Objective: Return only those lines from the line containing "What Apache ECharts" to the line containing "const toPairs = (xs, ys)", both included, and please omit the pictures.

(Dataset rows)
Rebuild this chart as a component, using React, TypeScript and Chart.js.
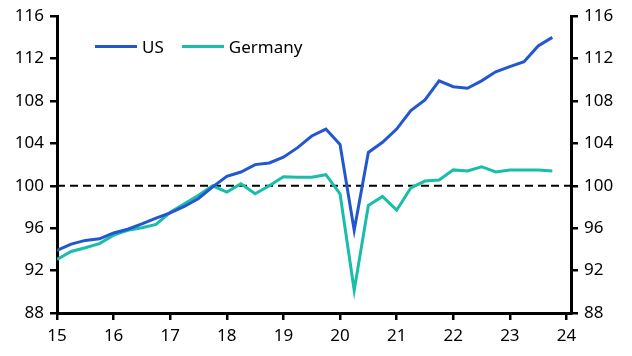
import React, { useEffect, useRef } from "react";
import { Chart, registerables } from "chart.js";

Chart.register(...registerables);

const QUARTERS: number[] = [
  15.0, 15.25, 15.5, 15.75, 16.0, 16.25, 16.5, 16.75, 17.0, 17.25, 17.5, 17.75,
  18.0, 18.25, 18.5, 18.75, 19.0, 19.25, 19.5, 19.75, 20.0, 20.25, 20.5, 20.75,
  21.0, 21.25, 21.5, 21.75, 22.0, 22.25, 22.5, 22.75, 23.0, 23.25, 23.5, 23.75,
];

const US: number[] = [
  93.9, 94.5, 94.85, 95.0, 95.55, 95.9, 96.4, 96.95, 97.45, 98.05, 98.8, 99.9,
  100.9, 101.3, 102.0, 102.15, 102.7, 103.6, 104.7, 105.35, 103.9, 95.8, 103.15, 104.1,
  105.35, 107.1, 108.1, 109.9, 109.35, 109.2, 109.9, 110.75, 111.25, 111.7, 113.2, 114.0,
];

const GERMANY: number[] = [
  93.05, 93.8, 94.15, 94.55, 95.35, 95.8, 96.05, 96.35, 97.5, 98.3, 99.1, 100.0,
  99.4, 100.2, 99.25, 100.0, 100.85, 100.8, 100.8, 101.05, 99.25, 90.15, 98.15, 99.0,
  97.7, 99.8, 100.45, 100.55, 101.5, 101.4, 101.8, 101.3, 101.5, 101.5, 101.5, 101.4,
];

const X_TICKS: number[] = [15, 16, 17, 18, 19, 20, 21, 22, 23, 24];
const Y_TICKS: number[] = [88, 92, 96, 100, 104, 108, 112, 116];
const X_MIN = 15;
const X_MAX = 24.08;
const Y_MIN = 88;
const Y_MAX = 116;
const BASELINE = 100;

const US_COLOR = "#2357CF";
const DE_COLOR = "#19BDAA";
const FONT = "'Noto Sans', 'Open Sans', sans-serif";

export default function App() {
  const canvasRef = useRef<HTMLCanvasElement | null>(null);

  useEffect(() => {
    document.body.style.margin = "0";
    const canvas = canvasRef.current;
    if (!canvas) return;

    const tickFont = { family: FONT, size: 17 };

    const yAxis = (position: "left" | "right", width: number) => ({
      type: "linear" as const,
      position,
      min: Y_MIN,
      max: Y_MAX,
      afterBuildTicks: (scale: any) => {
        scale.ticks = Y_TICKS.map((v) => ({ value: v }));
      },
      afterFit: (scale: any) => {
        scale.width = width;
      },
      ticks: {
        color: "#000",
        font: tickFont,
        padding: 6,
      },
      grid: {
        display: true,
        drawOnChartArea: false,
        drawTicks: true,
        tickLength: 7,
        color: "#000",
        lineWidth: 2.5,
      },
      border: { display: true, color: "#000", width: 3 },
    });

    const chart = new Chart(canvas, {
      type: "line",
      data: {
        datasets: [
          {
            label: "US",
            data: QUARTERS.map((x, i) => ({ x, y: US[i] })),
            borderColor: US_COLOR,
            backgroundColor: US_COLOR,
            borderWidth: 3,
            pointRadius: 0,
            tension: 0,
            yAxisID: "y",
          },
          {
            label: "Germany",
            data: QUARTERS.map((x, i) => ({ x, y: GERMANY[i] })),
            borderColor: DE_COLOR,
            backgroundColor: DE_COLOR,
            borderWidth: 3,
            pointRadius: 0,
            tension: 0,
            yAxisID: "y",
          },
          {
            label: "baseline",
            data: [
              { x: X_MIN, y: BASELINE },
              { x: X_MAX, y: BASELINE },
            ],
            borderColor: "#000",
            borderWidth: 2,
            borderDash: [8, 5],
            pointRadius: 0,
            yAxisID: "y",
          },
        ],
      },
      options: {
        animation: false,
        responsive: false,
        maintainAspectRatio: false,
        layout: { padding: { top: 15, left: 0, right: 0, bottom: 0 } },
        plugins: {
          legend: { display: false },
          tooltip: { enabled: false },
        },
        scales: {
          x: {
            type: "linear",
            position: "bottom",
            min: X_MIN,
            max: X_MAX,
            afterBuildTicks: (scale: any) => {
              scale.ticks = X_TICKS.map((v) => ({ value: v }));
            },
            afterFit: (scale: any) => {
              scale.height = 43;
            },
            ticks: {
              color: "#000",
              font: tickFont,
              padding: 6,
              maxRotation: 0,
              autoSkip: false,
            },
            grid: {
              display: true,
              drawOnChartArea: false,
              drawTicks: true,
              tickLength: 7,
              color: "#000",
              lineWidth: 2.5,
            },
            border: { display: true, color: "#000", width: 3 },
          },
          y: yAxis("left", 57),
          y2: yAxis("right", 61),
        },
      },
    });

    return () => chart.destroy();
  }, []);

  const legendItem = (color: string, label: string) => (
    <div style={{ display: "flex", alignItems: "center", marginRight: 18 }}>
      <div style={{ width: 42, height: 3, background: color, marginRight: 5 }} />
      <span style={{ fontFamily: FONT, fontSize: 17, color: "#000" }}>{label}</span>
    </div>
  );

  return (
    <div style={{ position: "relative", width: 632, height: 356 }}>
      <canvas ref={canvasRef} width={632} height={356} style={{ display: "block" }} />
      <div
        style={{
          position: "absolute",
          left: 95,
          top: 33,
          display: "flex",
          alignItems: "center",
          height: 26,
        }}
      >
        {legendItem(US_COLOR, "US")}
        {legendItem(DE_COLOR, "Germany")}
      </div>
    </div>
  );
}
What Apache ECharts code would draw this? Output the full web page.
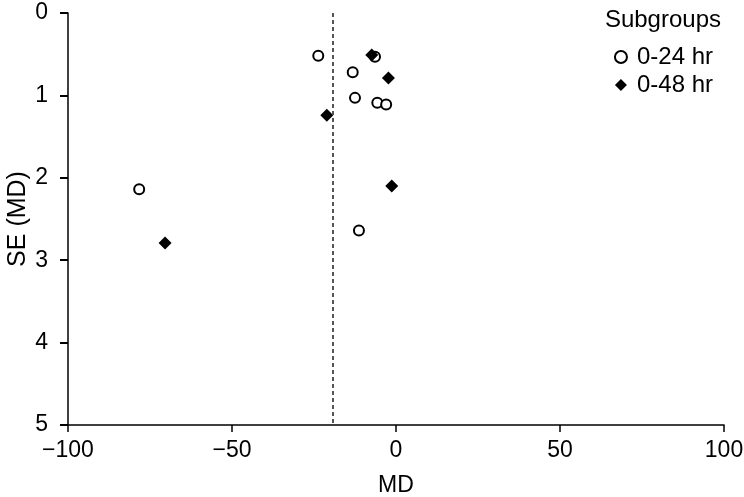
<!DOCTYPE html>
<html>
<head>
<meta charset="utf-8">
<script src="https://cdn.jsdelivr.net/npm/echarts@6/dist/echarts.min.js"></script>
<style>
  html, body { margin: 0; padding: 0; background: #fff; }
  #funnelChart { width: 744px; height: 497px; }
</style>
</head>
<body>
<div id="funnelChart"></div>
<script>
  // 数据：0-24 hr 组
  const md24 = [-23.7, -6.4, -13.2, -12.5, -5.7, -3.0, -78.3, -11.3]
  const se24 = [0.52, 0.53, 0.72, 1.03, 1.09, 1.11, 2.14, 2.64]
  // 数据：0-48 hr 组
  const md48 = [-7.4, -2.3, -21.1, -1.3, -70.4]
  const se48 = [0.51, 0.79, 1.24, 2.10, 2.79]
  const pooledMD = -19.4
  const groupNames = ['0-24 hr', '0-48 hr']
  const xTicks = [-100, -50, 0, 50, 100]
  const yTicks = [0, 1, 2, 3, 4, 5]

  const font = 'Liberation Sans, Arial, sans-serif'
  const toPairs = (xs, ys) => xs.map((x, i) => [x, ys[i]])

  let chart = echarts.init(document.getElementById('funnelChart'))
  chart.setOption({
    animation: false,
    title: {
      text: 'Subgroups',
      right: 23,
      top: 8,
      padding: 0,
      textStyle: { color: '#000', fontWeight: 'normal', fontSize: 24, fontFamily: font }
    },
    legend: {
      orient: 'vertical',
      right: 31,
      top: 45,
      padding: 0,
      itemGap: 4,
      itemWidth: 12,
      itemHeight: 12,
      data: groupNames,
      textStyle: { color: '#000', fontSize: 24, fontFamily: font, padding: [0, 0, 0, 5] }
    },
    grid: { left: 68, right: 20, top: 13, bottom: 72, outerBoundsMode: 'none', containLabel: false },
    xAxis: {
      type: 'value',
      min: xTicks[0],
      max: xTicks[xTicks.length - 1],
      interval: 50,
      name: 'MD',
      nameLocation: 'middle',
      nameGap: 49,
      nameMoveOverlap: false,
      nameTextStyle: { color: '#000', fontSize: 23, fontFamily: font },
      splitLine: { show: false },
      axisLine: { show: true, onZero: false, lineStyle: { color: '#000', width: 1.5 } },
      axisTick: { show: true, length: 7, lineStyle: { color: '#000', width: 1.5 } },
      axisLabel: {
        color: '#000', fontSize: 23, fontFamily: font, margin: 14,
        formatter: v => (v < 0 ? '\u2212' + Math.abs(v) : String(v))
      }
    },
    yAxis: {
      type: 'value',
      position: 'left',
      inverse: true,
      min: yTicks[0],
      max: yTicks[yTicks.length - 1],
      interval: 1,
      name: 'SE (MD)',
      nameLocation: 'middle',
      nameGap: 37,
      nameMoveOverlap: false,
      nameTextStyle: { color: '#000', fontSize: 25, fontFamily: font },
      splitLine: { show: false },
      axisLine: { show: true, onZero: false, lineStyle: { color: '#000', width: 1.5 } },
      axisTick: { show: true, length: 8, lineStyle: { color: '#000', width: 2 } },
      axisLabel: { color: '#000', fontSize: 23, fontFamily: font, margin: 20 }
    },
    series: [
      {
        name: groupNames[0],
        type: 'scatter',
        symbol: 'circle',
        symbolSize: 10,
        itemStyle: { color: '#fff', borderColor: '#000', borderWidth: 2, opacity: 1 },
        data: toPairs(md24, se24),
        markLine: {
          silent: true,
          symbol: 'none',
          label: { show: false },
          lineStyle: { color: '#555', type: [4, 3], width: 2 },
          data: [{ xAxis: pooledMD }]
        }
      },
      {
        name: groupNames[1],
        type: 'scatter',
        symbol: 'diamond',
        symbolSize: 13,
        itemStyle: { color: '#000', opacity: 1 },
        data: toPairs(md48, se48)
      }
    ]
  })
</script>
</body>
</html>
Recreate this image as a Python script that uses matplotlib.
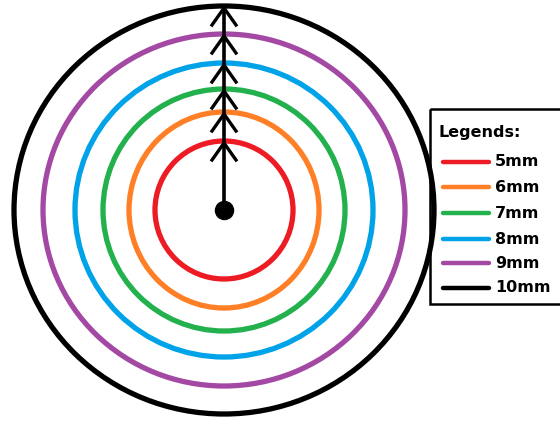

Reply:
What Apache ECharts code would draw this? Output the full web page.
<!DOCTYPE html>
<html>
<head>
<meta charset="utf-8">
<script src="https://cdn.jsdelivr.net/npm/echarts@6/dist/echarts.min.js"></script>
<style>
  html, body { margin: 0; padding: 0; background: #fff; }
  #funnelChart { width: 744px; height: 497px; }
</style>
</head>
<body>
<div id="funnelChart"></div>
<script>
  // 数据：0-24 hr 组
  const md24 = [-23.7, -6.4, -13.2, -12.5, -5.7, -3.0, -78.3, -11.3]
  const se24 = [0.52, 0.53, 0.72, 1.03, 1.09, 1.11, 2.14, 2.64]
  // 数据：0-48 hr 组
  const md48 = [-7.4, -2.3, -21.1, -1.3, -70.4]
  const se48 = [0.51, 0.79, 1.24, 2.10, 2.79]
  const pooledMD = -19.4
  const groupNames = ['0-24 hr', '0-48 hr']
  const xTicks = [-100, -50, 0, 50, 100]
  const yTicks = [0, 1, 2, 3, 4, 5]

  const font = 'Liberation Sans, Arial, sans-serif'
  const toPairs = (xs, ys) => xs.map((x, i) => [x, ys[i]])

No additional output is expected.